For years, Jim Massen lived on a sprawling piece of land on the edge of Amherstburg, Ont., known as a farmer and a fixer of televisions. But rumours of a checkered past circulated among the town of 21,000 on the banks of the Detroit River.
The 80-year-old retiree gained some attention in 2008, when the town paid over $400,000 to acquire his property to build a new recreation complex.
Last year, he donated some of that money back, posing for photographs holding an oversized novelty cheque with the town's mayor. In exchange, his name was placed on the scoreboard at a baseball diamond for disabled children and a road leading to the site was named Massen Drive.
Now, after journalists confirmed Mr. Massen was convicted of sex offences more than two decades ago, some locals are demanding the town reverse the agreement and councillors have called a special, closed-door meeting for Thursday morning to figure out what to do.

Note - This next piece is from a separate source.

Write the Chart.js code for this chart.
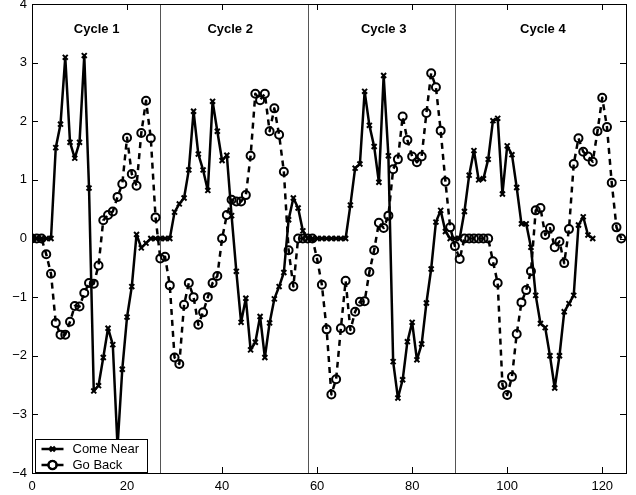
<!DOCTYPE html>
<html>
<head>
<meta charset="utf-8">
<script src="https://cdn.jsdelivr.net/npm/chart.js@4.4.1/dist/chart.umd.min.js"></script>
<style>
  html, body { margin: 0; padding: 0; background: #fff; }
  #wrap { width: 636px; height: 495px; }
</style>
</head>
<body>
<div id="wrap"><canvas id="plot" width="636" height="495"></canvas></div>
<script>
// Data, one value per sample index starting at 0
var comeNear = [
    0, 0, 0, 0, 0, 1.55, 1.95, 3.09, 1.64, 1.37,
    1.64, 3.12, 0.86, -2.6, -2.51, -2.03, -1.53, -1.81, -3.55, -2.23,
    -1.34, -0.82, 0.07, -0.16, -0.08, 0, 0, 0, 0, 0,
    0.45, 0.59, 0.69, 1.17, 2.17, 1.44, 1.17, 0.82, 2.34, 1.83,
    1.33, 1.42, 0.39, -0.56, -1.43, -1.02, -1.9, -1.77, -1.33, -2.03,
    -1.44, -1.03, -0.82, -0.58, 0.32, 0.69, 0.52, 0.13, 0, 0,
    0, 0, 0, 0, 0, 0, 0, 0.57, 1.2, 1.27,
    2.51, 1.93, 1.57, 0.96, 2.78, 1.41, -2.1, -2.72, -2.41, -1.76,
    -1.43, -2.07, -1.8, -1.1, -0.52, 0.28, 0.48, 0.12, 0, 0,
    0, 0.46, 1.08, 1.5, 1.0, 1.02, 1.35, 2.01, 2.05, 0.76,
    1.58, 1.43, 0.87, 0.25, 0.25, -0.15, -0.97, -1.45, -1.52, -2.0,
    -2.55, -2.0, -1.25, -1.11, -0.97, 0.23, 0.37, 0.06, 0
];
var goBack = [
    0, 0, 0, -0.27, -0.6, -1.44, -1.64, -1.64, -1.42, -1.15,
    -1.16, -0.93, -0.76, -0.77, -0.46, 0.31, 0.4, 0.46, 0.71, 0.93,
    1.72, 1.1, 0.9, 1.8, 2.35, 1.71, 0.36, -0.34, -0.31, -0.8,
    -2.03, -2.14, -1.13, -0.76, -1.0, -1.47, -1.26, -1.0, -0.76, -0.64,
    0, 0.4, 0.66, 0.63, 0.63, 0.74, 1.41, 2.47, 2.36, 2.47,
    1.83, 2.22, 1.77, 1.14, -0.2, -0.82, 0, 0, 0, 0,
    -0.35, -0.79, -1.55, -2.66, -2.4, -1.53, -0.72, -1.56, -1.25, -1.08,
    -1.07, -0.57, -0.2, 0.27, 0.18, 0.39, 1.18, 1.35, 2.08, 1.68,
    1.4, 1.3, 1.4, 2.14, 2.82, 2.58, 1.84, 0.97, 0.19, -0.13,
    -0.35, 0, 0, 0, 0, 0, 0, -0.39, -0.76, -2.5,
    -2.67, -2.36, -1.63, -1.09, -0.88, -0.56, 0.48, 0.52, 0.06, 0.18,
    -0.15, -0.05, -0.42, 0.16, 1.27, 1.71, 1.48, 1.4, 1.31, 1.83,
    2.4, 1.9, 0.95, 0.19, 0
];
var seriesNames  = ['Come Near', 'Go Back'];
var cycleBounds  = [27, 58, 89];
var cycleNames   = ['Cycle 1', 'Cycle 2', 'Cycle 3', 'Cycle 4'];
var cycleLabelX  = [13.6, 41.7, 74, 107.5];
var cycleLabelY  = 3.57;
var xTicks       = [0, 20, 40, 60, 80, 100, 120];
var yTicks       = [-4, -3, -2, -1, 0, 1, 2, 3, 4];
var xRange       = [0, 125];
var yRange       = [-4, 4];

var FONT = 'Liberation Sans, Arial, Helvetica, sans-serif';

function toPoints(values) {
    return values.map(function(v, i) { return {x: i, y: v}; });
}

// box, inward ticks, cycle separators and labels
var framePlugin = {
    id: 'frame',
    beforeDatasetsDraw: function(chart) {
        var ctx = chart.ctx, a = chart.chartArea;
        var xs = chart.scales.x, ys = chart.scales.y;
        ctx.save();
        ctx.strokeStyle = '#555';
        ctx.lineWidth = 1;
        cycleBounds.forEach(function(b) {
            var px = Math.round(xs.getPixelForValue(b)) + 0.5;
            ctx.beginPath();
            ctx.moveTo(px, a.top);
            ctx.lineTo(px, a.bottom);
            ctx.stroke();
        });
        ctx.fillStyle = '#000';
        ctx.font = 'bold 13px ' + FONT;
        ctx.textAlign = 'center';
        ctx.textBaseline = 'middle';
        cycleNames.forEach(function(name, i) {
            ctx.fillText(name, xs.getPixelForValue(cycleLabelX[i]), ys.getPixelForValue(cycleLabelY));
        });
        ctx.restore();
    },
    afterDatasetsDraw: function(chart) {
        var ctx = chart.ctx, a = chart.chartArea;
        var xs = chart.scales.x, ys = chart.scales.y;
        var tl = 6;
        ctx.save();
        ctx.strokeStyle = '#000';
        ctx.lineWidth = 1;
        ctx.beginPath();
        xTicks.forEach(function(t) {
            var px = Math.round(xs.getPixelForValue(t)) + 0.5;
            ctx.moveTo(px, a.bottom); ctx.lineTo(px, a.bottom - tl);
            ctx.moveTo(px, a.top);    ctx.lineTo(px, a.top + tl);
        });
        yTicks.forEach(function(t) {
            var py = Math.round(ys.getPixelForValue(t)) + 0.5;
            ctx.moveTo(a.left, py);  ctx.lineTo(a.left + tl, py);
            ctx.moveTo(a.right, py); ctx.lineTo(a.right - tl, py);
        });
        ctx.stroke();
        ctx.strokeRect(Math.round(a.left) + 0.5, Math.round(a.top) + 0.5,
                       Math.round(a.right - a.left), Math.round(a.bottom - a.top));

        // legend box, bottom-left inside the axes
        var bx = Math.round(a.left) + 3.5, by = Math.round(a.bottom) - 33.5;
        var bw = 112, bh = 33;
        ctx.fillStyle = '#fff';
        ctx.fillRect(bx, by, bw, bh);
        ctx.strokeRect(bx, by, bw, bh);
        ctx.font = '13px ' + FONT;
        ctx.textAlign = 'left';
        ctx.textBaseline = 'middle';
        chart.data.datasets.forEach(function(ds, i) {
            var y = by + 9.5 + i * 16;
            var x0 = bx + 6, x1 = bx + 28, xm = (x0 + x1) / 2;
            ctx.strokeStyle = '#000';
            ctx.lineWidth = 2.5;
            ctx.setLineDash([]);
            ctx.beginPath();
            ctx.moveTo(x0, y); ctx.lineTo(x1, y);
            ctx.stroke();
            Chart.helpers.drawPoint(ctx, {
                pointStyle: ds.pointStyle,
                radius: ds.pointStyle === 'circle' ? 4 : 3.5,
                borderWidth: 2
            }, xm, y);
            if (ds.pointStyle === 'circle') {
                ctx.fillStyle = '#fff';
                ctx.beginPath(); ctx.arc(xm, y, 3, 0, Math.PI * 2); ctx.fill();
                ctx.lineWidth = 2;
                ctx.beginPath(); ctx.arc(xm, y, 4, 0, Math.PI * 2); ctx.stroke();
            }
            ctx.fillStyle = '#000';
            ctx.fillText(ds.label, bx + 37, y);
        });
        ctx.restore();
    }
};

var chart = new Chart(document.getElementById('plot'), {
    type: 'line',
    data: {
        datasets: [{
            label: seriesNames[0],
            data: toPoints(comeNear),
            borderColor: '#000',
            borderWidth: 2.5,
            borderJoinStyle: 'round',
            pointStyle: 'crossRot',
            pointRadius: 3.5,
            pointBorderWidth: 2,
            pointBorderColor: '#000',
            tension: 0,
            order: 2
        }, {
            label: seriesNames[1],
            data: toPoints(goBack),
            borderColor: '#000',
            borderWidth: 2.5,
            borderJoinStyle: 'round',
            borderDash: [6, 5],
            pointStyle: 'circle',
            pointRadius: 4,
            pointBorderWidth: 2,
            pointBorderColor: '#000',
            pointBackgroundColor: 'rgba(0,0,0,0)',
            tension: 0,
            order: 1
        }]
    },
    options: {
        responsive: false,
        animation: false,
        devicePixelRatio: 1,
        layout: { autoPadding: false, padding: { top: 4, right: 10, left: 0, bottom: 0 } },
        plugins: {
            legend: { display: false },
            tooltip: { enabled: false }
        },
        scales: {
            x: {
                type: 'linear',
                min: xRange[0],
                max: xRange[1],
                grid: { display: false, drawTicks: false },
                border: { display: false },
                afterBuildTicks: function(s) {
                    s.ticks = xTicks.map(function(v) { return {value: v}; });
                },
                afterFit: function(s) {
                    s.height = 22;
                    s.paddingLeft = 0; s.paddingRight = 0;
                },
                ticks: {
                    color: '#000',
                    padding: 6,
                    maxRotation: 0,
                    font: { family: FONT, size: 13 }
                }
            },
            y: {
                type: 'linear',
                min: yRange[0],
                max: yRange[1],
                grid: { display: false, drawTicks: false },
                border: { display: false },
                afterBuildTicks: function(s) {
                    s.ticks = yTicks.map(function(v) { return {value: v}; });
                },
                afterFit: function(s) {
                    s.width = 32;
                    s.paddingTop = 0; s.paddingBottom = 0;
                },
                ticks: {
                    color: '#000',
                    padding: 5,
                    font: { family: FONT, size: 13 },
                    callback: function(v) { return String(v).replace('-', '\u2212'); }
                }
            }
        }
    },
    plugins: [framePlugin]
});
</script>
</body>
</html>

In March 1990, Mr. Massen was sentenced to a year in prison after pleading guilty to two counts of gross indecency and one count of sexual touching, according to media reports from the time.
Mr. Massen maintained that he believed the three underaged boys in question were old enough to consent.
In one instance, court heard, the then-middle-aged farmer struck up a conversation with a 13-year-old boy at an ice cream booth during an antique train show in Milton in 1983 and then fondled him in his truck. The boy kept in contact with Mr. Massen over the next three years, even working at his farm for a time, and traded sexual favours for money.
In the second case, he was convicted of performing sexual acts with a 16-year-old boy who had brought in a television to be repaired. In the third case, another 16-year-old who did some work around the farm said Mr. Massen made unwanted sexual advances and showed him pornography. Under legislation then in place, the age of consent was 21.
One report said Mr. Massen had four indecent assault convictions in 1965.
On Wednesday evening, Amherstburg Mayor Wayne Hurst said he knew nothing of the convictions before hearing of them from the media this week.
He said he wouldn't discuss the situation until after Thursday's council meeting.
"I'm not prepared to talk to you about no issue," he said. "You're not going to get me to say anything else."
Telephone calls to Mr. Massen's home Wednesday evening were met with a busy signal.
Rick Fryer, who was on town council when the donations were first offered, said he had heard "folklore" about the benefactor's past and felt uneasy about taking his money. Without knowing one way or the other whether it was true, he said he took a cautious approach and voted against accepting the donations.
"I didn't want anything to do with Mr. Massen, especially with it being a recreational facility that's going to service younger children," he said.
Lisa Scott, a 46-year-old resident of the town, said she'd heard about Mr. Massen's past her whole life and questioned how town councillors had been unable to unearth any evidence of his court case.
"When any of the boys brought their TV out there to be repaired, they would bring us girls with them," she said. "I can't believe they would consider taking a dime from him."